Wenn wir etwas erreichen, auf das wir stolz sein können, macht uns das zufrieden und glücklich. Es lohnt sich also, sich Ziele zu setzen und ihnen nachzugehen.
Dieses Modell können wir auf verschiedene Lebensbereiche anwenden und schauen, ob und wie sich unser Leben durch die Beherzigung dieser Aspekte zum Positiven verändert.
Wir neigen dazu, die Dinge nach außen zu delegieren. Und das Außen ist meistens ein Spiegel von uns selbst.
In der Psychotherapie gibt es unterschiedliche Ansätze. Die Positive Psychotherapie nach Tayyab Rashid und Martin Seligman beruht auf der Aktivierung der Ressourcen und Stärken und ist verhaltenstherapeutisch ausgerichtet. In der Therapie werden die positiven Aspekte herausgearbeitet und trainiert. Ein Bestandteil der Übungen ist z.B. ein Dankbarkeitstagebuch. Patient:innen werden befähigt, selbst wesentlichen Einfluss auf die eigene Heilung zu nehmen. Seligman sieht in Ansätzen der Positiven Psychologie mindestens eine Ergänzung zu traditionellen Psychotherapieformen und zeigt auf, dass sie zumindest teilweise tatsächlich glücklicher machen können.

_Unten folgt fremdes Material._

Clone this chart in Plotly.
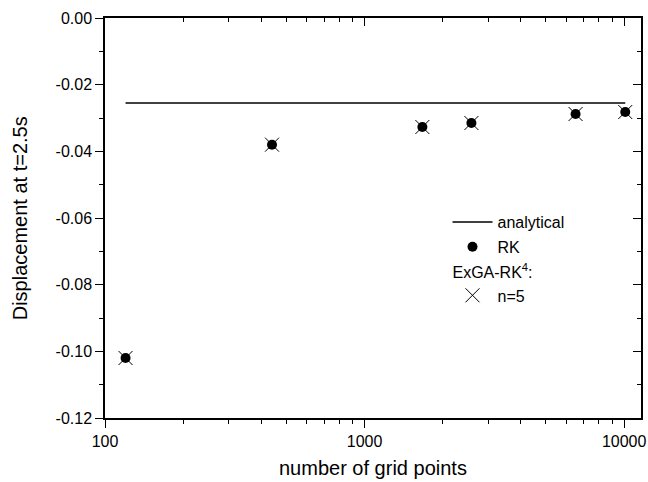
import plotly.graph_objects as go

# Data
grid_points = [120, 440, 1670, 2580, 6500, 10100]
rk_values = [-0.102, -0.038, -0.0327, -0.0315, -0.0288, -0.0282]
exga_n5_values = [-0.102, -0.038, -0.0327, -0.0315, -0.0288, -0.0282]
analytical_x = [120, 10100]
analytical_y = [-0.0255, -0.0255]

x_tickvals = [100, 1000, 10000]
x_ticktext = ["100", "1000", "10000"]
y_tickvals = [0.0, -0.02, -0.04, -0.06, -0.08, -0.10, -0.12]
y_ticktext = ["0.00", "-0.02", "-0.04", "-0.06", "-0.08", "-0.10", "-0.12"]

x_range = [2, 4.065]
y_range = [-0.12, 0.0]

FONT = "Liberation Sans, Arial, sans-serif"

fig = go.Figure()

fig.add_trace(go.Scatter(
    x=analytical_x, y=analytical_y, mode="lines", name="analytical",
    line=dict(color="black", width=1.5),
))
fig.add_trace(go.Scatter(
    x=grid_points, y=rk_values, mode="markers", name="RK",
    marker=dict(symbol="circle", size=10, color="black"),
))
fig.add_trace(go.Scatter(
    x=grid_points, y=exga_n5_values, mode="markers", name="n=5",
    legendgroup="exga",
    legendgrouptitle=dict(text="ExGA-RK<sup>4</sup>:", font=dict(size=16, family=FONT, color="black")),
    marker=dict(symbol="x-thin-open", size=14, color="black", line=dict(width=1, color="black")),
))
# invisible trace to anchor mirrored axes
fig.add_trace(go.Scatter(
    x=grid_points, y=rk_values, xaxis="x2", yaxis="y2", mode="markers",
    marker=dict(opacity=0), showlegend=False, hoverinfo="skip",
))

TW = 1.3
fig.update_layout(
    width=648, height=482,
    margin=dict(l=105, r=7, t=18, b=64, autoexpand=False),
    paper_bgcolor="white", plot_bgcolor="white",
    font=dict(family=FONT, size=16, color="black"),
    showlegend=True,
    legend=dict(
        x=0.639, y=0.5325, xanchor="left", yanchor="top",
        bgcolor="rgba(0,0,0,0)", borderwidth=0,
        traceorder="grouped", tracegroupgap=1, itemwidth=40,
        font=dict(size=16, family=FONT, color="black"),
    ),
    xaxis=dict(
        type="log", range=x_range, automargin=False,
        tickvals=x_tickvals, ticktext=x_ticktext, ticklabeloverflow="allow",
        ticks="outside", ticklen=8, tickwidth=TW, tickcolor="black",
        showline=True, linecolor="black", linewidth=1.5,
        showgrid=False, zeroline=False,
        minor=dict(ticks="outside", ticklen=4, tickwidth=TW, tickcolor="black", dtick="D1", showgrid=False),
        tickfont=dict(size=16, family=FONT),
    ),
    yaxis=dict(
        range=y_range, automargin=False,
        tickvals=y_tickvals, ticktext=y_ticktext, ticklabeloverflow="allow",
        ticks="outside", ticklen=8, tickwidth=TW, tickcolor="black",
        showline=True, linecolor="black", linewidth=1.5,
        showgrid=False, zeroline=False,
        minor=dict(ticks="outside", ticklen=4, tickwidth=TW, tickcolor="black", dtick=0.01, showgrid=False),
        tickfont=dict(size=16, family=FONT),
    ),
    xaxis2=dict(
        type="log", range=x_range, overlaying="x", side="top", anchor="y", automargin=False,
        tickvals=x_tickvals, showticklabels=False,
        ticks="inside", ticklen=8, tickwidth=TW, tickcolor="black",
        showline=True, linecolor="black", linewidth=1.5,
        showgrid=False, zeroline=False,
        minor=dict(ticks="inside", ticklen=4, tickwidth=TW, tickcolor="black", dtick="D1", showgrid=False),
    ),
    yaxis2=dict(
        range=y_range, overlaying="y", side="right", anchor="x", automargin=False,
        tickvals=y_tickvals, showticklabels=False,
        ticks="inside", ticklen=8, tickwidth=TW, tickcolor="black",
        showline=True, linecolor="black", linewidth=1.5,
        showgrid=False, zeroline=False,
        minor=dict(ticks="inside", ticklen=4, tickwidth=TW, tickcolor="black", dtick=0.01, showgrid=False),
    ),
    annotations=[
        dict(text="number of grid points", xref="paper", yref="paper",
             x=0.5, y=-0.125, xanchor="center", yanchor="middle", showarrow=False,
             font=dict(size=20, family=FONT, color="black")),
        dict(text="Displacement at t=2.5s", xref="paper", yref="paper",
             x=-0.158, y=0.5, xanchor="center", yanchor="middle", showarrow=False,
             textangle=-90, font=dict(size=20, family=FONT, color="black")),
    ],
)

fig.write_html(
    "out.html",
    config={"displayModeBar": False},
    post_script="document.body.style.margin='0px'; document.body.style.overflow='hidden';",
)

Auch im beruflichen Kontext hat sich die Positive Psychologie etabliert. ‘positive leadership’ geht ursprünglich auf den Informatiker Kim Cameron zurück und entwickelt sich zunehmend weiter. Dabei geht es ebenfalls darum, die Stärken und Ressourcen der Mitarbeitenden zu kennen und entsprechend einzusetzen und zu fördern. Ziel ist unter anderem, das Selbstwirksamkeitserleben zu stärken, den Teamgeist, die Arbeitszufriedenheit und Produktivität zu erhöhen.
Bei allem Guten, was das Positive verspricht, sind unser Dasein und unser Leben komplex. Wir stehen in ständiger Wechselwirkung mit der Umwelt, und die Realität zeigt uns manchmal einfach auf, dass nicht alles nur ‘rosig’ ist und es immer eine gesunde Mischung braucht. Der Trend geht zunehmend dahin, auch negative Emotionen und Situationen sowie unsere Schwächen und menschlichen Fehler als Bestandteil des Lebens zu sehen und zu integrieren. So wird ihnen der Beigeschmack des Negativen oder Defizitären genommen. Wir streben alle nach Glück und Erfolg, aber das ist eben nicht alles, sondern ein Bestandteil des Lebens wie vieles andere.
Ein Optimist ist ein Mensch, der alles halb so schlimm oder doppelt so gut findet.